Joint Borrower Sole Proprietor Mortgages
Be on the Mortgage… but not on the Deeds
An Interesting Solution
With a “joint mortgage, joint ownership” situation, both the borrowers named in the Mortgage Offer are registered as legal owners of the property.
With a “joint mortgage, sole proprietor” situation, the borrower being used to support affordability is NOT a legal owner of the property.
In both scenarios BOTH borrowers are classed legally as “jointly and severally liable” for the mortgage payments, regardless of whether you are a legal or non-legal owner.
Here are some examples of the way in which these mortgages can be used:
- Separation/Divorce cases where one party is the legal owner of the property, but an additional income is required to support the mortgage
- Using the Parents’ income can help adult children to get onto the housing ladder, without increasing their Estate Value (for Inheritance Tax purposes)

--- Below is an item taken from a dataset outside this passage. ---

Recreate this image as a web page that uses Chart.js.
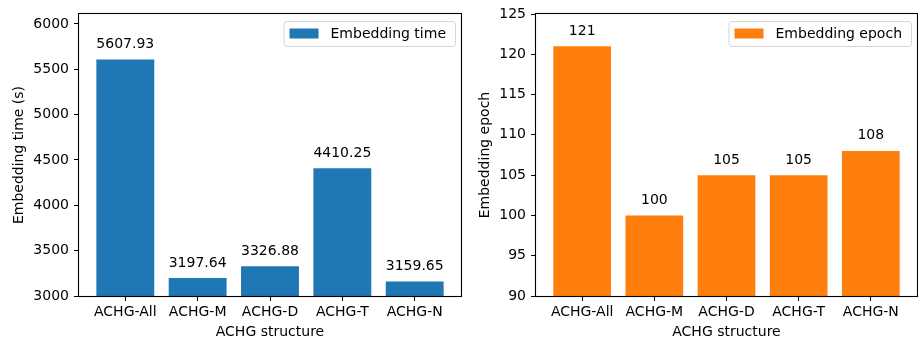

As a NON-OWNER there are other things to consider, including:
- Standing as a borrower on this mortgage, could impact your ability to borrow on your own home or other property in the future
- You may not benefit from any gain in the value of the property
- If you rely on the owner to pay the mortgage, and that person is late on or misses a payment, this could have a negative impact on your credit record
- If the owner cannot afford to take over the mortgage in the future, you may find it difficult (or even impossible) to have your name removed from the mortgage
There may be additional Stamp Duty implications on this type of mortgage, so please ask your Solicitor to confirm the cost of this.
Please take advice from your Accountant and/or Solicitor on the pros and cons from a legal and taxation viewpoint of this type of mortgage. Your Solicitor can also advise you on other requirements such as a Deed of Trust.